There was some interesting discussion around the following code, and I thought I would write it up here.
// Part I: int i = 0x01234567; int* pi = &i; char* pc = pi; // Part II: char c = 0x80; int* pi = &c;
Now, code in Part I is fine, while code in Part II has a problem. The C standard (C99) maintains that:
- ints are 4-byte aligned
- chars are 1-byte aligned
- data memory are byte addressable
- casting misaligned pointer types results in undefined operation
This means that a char* can address any data (such as an int) while the reverse may not be true.

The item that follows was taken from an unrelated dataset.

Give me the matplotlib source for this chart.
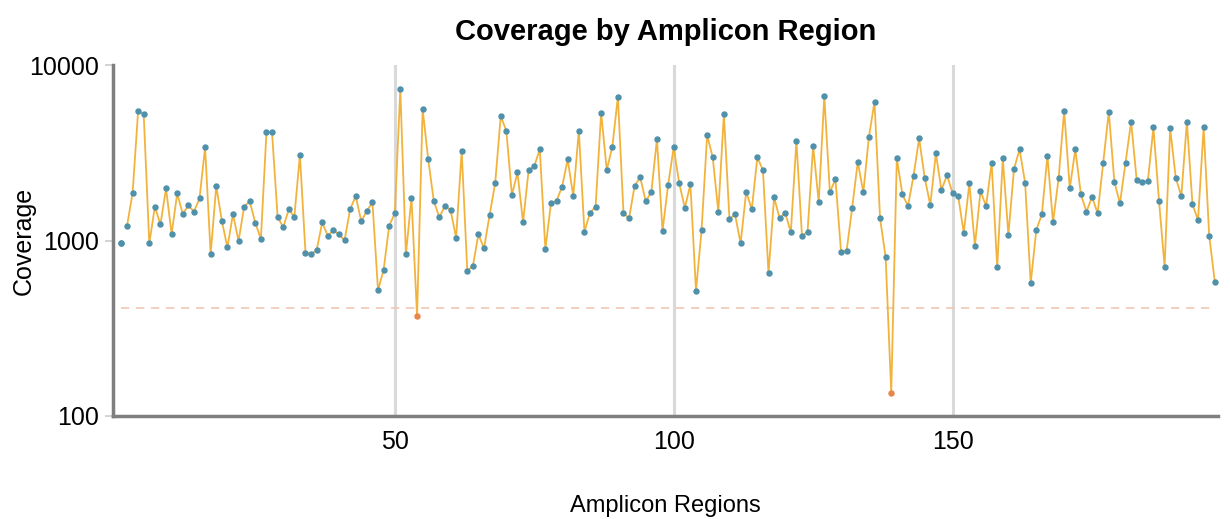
import matplotlib
matplotlib.use("Agg")
import matplotlib.pyplot as plt
import numpy as np

plt.rcParams["font.family"] = ["Liberation Sans", "DejaVu Sans"]

# coverage per amplicon region
coverage = [
    972, 1209, 1857, 5492, 5234, 964, 1559, 1236, 1983, 1089,
    1857, 1416, 1586, 1460, 1739, 3396, 838, 2045, 1297, 914,
    1416, 994, 1559, 1672, 1264, 1020, 4132, 4132, 1367, 1189,
    1505, 1367, 3070, 852, 834, 883, 1269, 1061, 1148, 1084,
    1002, 1505, 1793, 1286, 1479, 1650, 522, 679, 1215, 1428,
    7265, 834, 1754, 371, 5613, 2901, 1679, 1355, 1579, 1492,
    1038, 3236, 673, 716, 1084, 902, 1398, 2117, 5121, 4224,
    1816, 2445, 1269, 2521, 2657, 3308, 894, 1628, 1687, 2026,
    2901, 1793, 4224, 1123, 1441, 1559, 5350, 2521, 3425, 6600,
    1441, 1337, 2054, 2290, 1672, 1898, 3787, 1133, 2071, 3396,
    2117, 1538, 2089, 516, 1148, 3991, 2978, 1460, 5234, 1326,
    1410, 964, 1898, 1505, 2978, 2521, 650, 1762, 1337, 1441,
    1113, 3706, 1061, 1123, 3470, 1650, 6658, 1881, 2240, 864,
    875, 1538, 2813, 1881, 3905, 6181, 1337, 802, 135, 2939,
    1833, 1572, 2341, 3821, 2280, 1593, 3138, 1940, 2362, 1857,
    1793, 1108, 2117, 934, 1914, 1572, 2777, 703, 2939, 1075,
    2555, 3308, 2136, 570, 1148, 1410, 3043, 1269, 2260, 5492,
    1983, 3308, 1833, 1460, 1777, 1428, 2777, 5420, 2164, 1628,
    2777, 4754, 2212, 2145, 2183, 4414, 1687, 709, 4356, 2280,
    1793, 4754, 1607, 1309, 4414, 1065, 583,
]
regions = list(range(1, len(coverage) + 1))
threshold = 415
grid_regions = [50, 100, 150]

x = np.array(regions)
y = np.array(coverage)
low = y < threshold

fig = plt.figure(figsize=(12.3, 5.19), dpi=100)
ax = fig.add_axes([0.0919, 0.1985, 0.898, 0.676])

for g in grid_regions:
    ax.axvline(g, color="#d9d9d9", lw=2.2, zorder=0)

ax.plot(x[0:1], y[0:1], "o", color="#4f90aa", ms=3.6, zorder=3)
ax.plot(x[1:], y[1:], color="#f2b33d", lw=1.3, zorder=2)
ax.plot(x[~low], y[~low], "o", color="#4f90aa", ms=3.6, zorder=3)
ax.plot(x[low], y[low], "o", color="#e8854a", ms=3.6, zorder=3)
ax.plot([x[0], x[-1]], [threshold, threshold], ls=(0, (5, 4)),
        color="#f0c8b4", lw=1.2, zorder=1)

ax.set_yscale("log")
ax.set_ylim(100, 10000)
ax.set_xlim(-0.5, 197.5)
ax.set_yticks([100, 1000, 10000])
ax.set_yticklabels(["100", "1000", "10000"])
ax.minorticks_off()
ax.set_xticks(grid_regions)
ax.tick_params(axis="x", length=0, pad=10, labelsize=18)
ax.tick_params(axis="y", length=6, width=1.2, color="#cccccc",
               pad=4, labelsize=18)

for side in ["top", "right"]:
    ax.spines[side].set_visible(False)
for side in ["left", "bottom"]:
    ax.spines[side].set_color("#7f7f7f")
    ax.spines[side].set_linewidth(2.5)

ax.set_title("Coverage by Amplicon Region", fontsize=21, fontweight="bold", pad=18)
ax.set_xlabel("Amplicon Regions", fontsize=17)
ax.xaxis.set_label_coords(0.5, -0.226)
ax.set_ylabel("Coverage", fontsize=18)
ax.yaxis.set_label_coords(-0.07, 0.5)

fig.savefig("out.png", dpi=100)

In the particular case above this means that while any int* can be converted to a char* (and back again), a random char* may not be convertible to an int*.
Even though an int* can be casted into a char*, notice that for big/little-endians, the byte orders are different so care should be taken when using this type of cast.

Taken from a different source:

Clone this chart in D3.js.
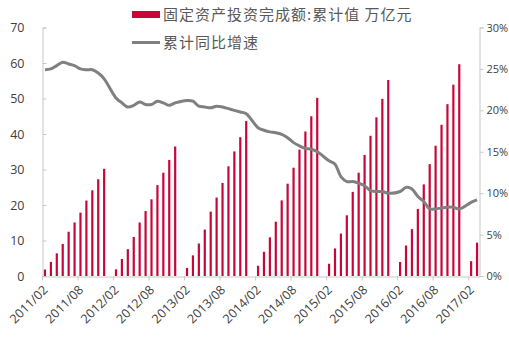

Now, for a little more depth, why is it that an arbitrary char* cannot be converted into an int*?
Most current CPUs are byte-addressable, meaning that each memory address points to an 8-bit block of memory cells. Many CPU instructions that operate on data stored in memory allow the data to have a size larger than 1 byte and would attempt to access the memory to read up to the size of the data type (e.g. 8 byte floating point operations). Data are naturally aligned if the starting address can be expressed as multiples of power of 2. For example 0x8 is aligned to 2,4… (See here for a full definition)

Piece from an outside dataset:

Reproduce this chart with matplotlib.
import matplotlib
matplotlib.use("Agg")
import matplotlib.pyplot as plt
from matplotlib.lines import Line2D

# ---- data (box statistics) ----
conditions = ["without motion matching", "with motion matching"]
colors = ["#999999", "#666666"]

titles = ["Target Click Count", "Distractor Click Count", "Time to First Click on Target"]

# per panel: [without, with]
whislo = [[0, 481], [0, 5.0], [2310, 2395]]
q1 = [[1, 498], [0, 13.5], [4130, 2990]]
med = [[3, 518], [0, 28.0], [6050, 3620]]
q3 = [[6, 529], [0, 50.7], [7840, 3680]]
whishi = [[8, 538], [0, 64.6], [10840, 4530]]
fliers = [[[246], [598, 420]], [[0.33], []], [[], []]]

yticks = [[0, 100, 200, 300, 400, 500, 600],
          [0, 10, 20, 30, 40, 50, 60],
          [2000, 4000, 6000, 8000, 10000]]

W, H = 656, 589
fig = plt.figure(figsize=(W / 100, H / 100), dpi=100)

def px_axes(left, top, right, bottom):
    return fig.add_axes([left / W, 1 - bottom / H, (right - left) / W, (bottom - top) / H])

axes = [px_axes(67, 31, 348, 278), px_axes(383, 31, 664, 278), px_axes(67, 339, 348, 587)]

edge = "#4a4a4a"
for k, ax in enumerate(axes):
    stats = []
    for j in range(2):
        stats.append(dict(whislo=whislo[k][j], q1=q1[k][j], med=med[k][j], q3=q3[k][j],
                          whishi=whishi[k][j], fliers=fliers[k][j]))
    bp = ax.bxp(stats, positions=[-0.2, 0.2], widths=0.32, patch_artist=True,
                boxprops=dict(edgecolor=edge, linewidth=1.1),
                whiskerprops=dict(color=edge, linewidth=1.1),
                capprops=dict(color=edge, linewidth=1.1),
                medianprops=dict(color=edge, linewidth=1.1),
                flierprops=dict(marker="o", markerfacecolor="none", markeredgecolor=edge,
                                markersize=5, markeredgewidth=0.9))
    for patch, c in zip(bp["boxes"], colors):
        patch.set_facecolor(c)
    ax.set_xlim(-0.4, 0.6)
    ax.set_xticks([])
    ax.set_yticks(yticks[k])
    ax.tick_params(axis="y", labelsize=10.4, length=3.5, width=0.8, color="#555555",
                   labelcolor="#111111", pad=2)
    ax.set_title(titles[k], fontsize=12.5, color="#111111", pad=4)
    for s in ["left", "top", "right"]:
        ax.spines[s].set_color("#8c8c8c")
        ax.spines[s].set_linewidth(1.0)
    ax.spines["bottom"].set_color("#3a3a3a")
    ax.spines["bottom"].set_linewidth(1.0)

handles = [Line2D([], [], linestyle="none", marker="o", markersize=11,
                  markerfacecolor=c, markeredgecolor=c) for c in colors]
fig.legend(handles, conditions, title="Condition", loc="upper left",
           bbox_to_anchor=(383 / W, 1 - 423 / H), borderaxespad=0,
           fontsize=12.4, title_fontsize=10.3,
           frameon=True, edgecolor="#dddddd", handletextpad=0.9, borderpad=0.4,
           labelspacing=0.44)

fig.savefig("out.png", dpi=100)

Some CPUs (x86 for example) can read misaligned data by performing multiple memory accesses and piecing together the data (for example half of the float from 1 access and the other half from another). Many CPUs however (such as MIPS, IA-64 etc) will not read data that are misaligned and any attempt raises a bus error (SIGBUS on POSIX), so if you cast a char* to int* and the start address of the new int* is not aligned, then any 4-byte aligned access to that location fails with bus error.